Established in 1851, for twenty years, the federal district court for the Western District of Arkansas was based in Van Buren Arkansas. The district had federal jurisdiction over half of the state of Arkansas and all of the Indian Territory. Coinciding with the closure of Fort Smith by the Army in 1876, the federal court was relocated to Fort Smith. For a year the court was housed in a downtown office building; during the summer of 1872, the jail was moved into the old barracks building inside the second fort. That fall, court operations were moved into the upper floor of the barracks.
Isaac Charles Parker (October 15, 1838 ? November 17, 1896) served as a U.S. District Court judge presiding over the U.S. District Court for the Western District of Arkansas for twenty-one years. He served in that capacity during the most dangerous time for law enforcement during the western expansion. He is remembered today as the legitimate “Hanging Judge” of the American Old West.

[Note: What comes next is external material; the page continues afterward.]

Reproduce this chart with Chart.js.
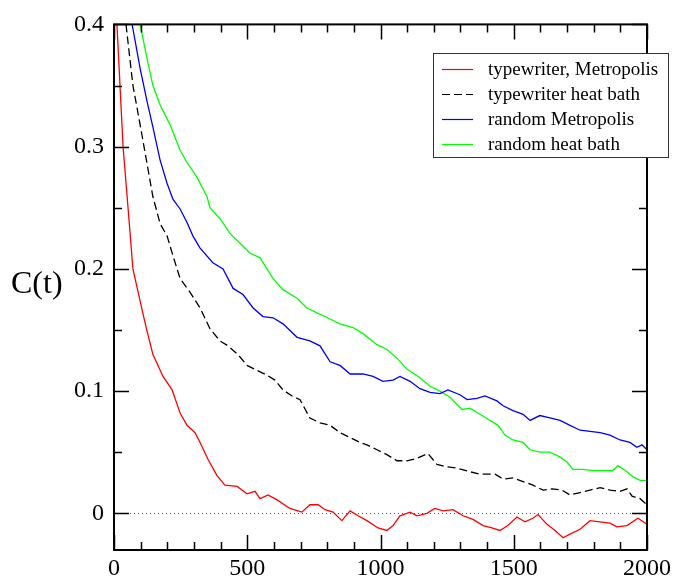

In 21 years on the bench, Judge Parker tried 13,490 cases, 344 of them were capital crimes. Guilty pleas or convictions were handed down in 9,454 cases. Of the 160 (156 men and 4 women) sentenced to death by hanging, only 79 were actually hanged. The rest died in jail, appealed, or were pardoned. During that time, over 60 US Marshals and Deputy US Marshals were killed in the line of duty serving under Parker.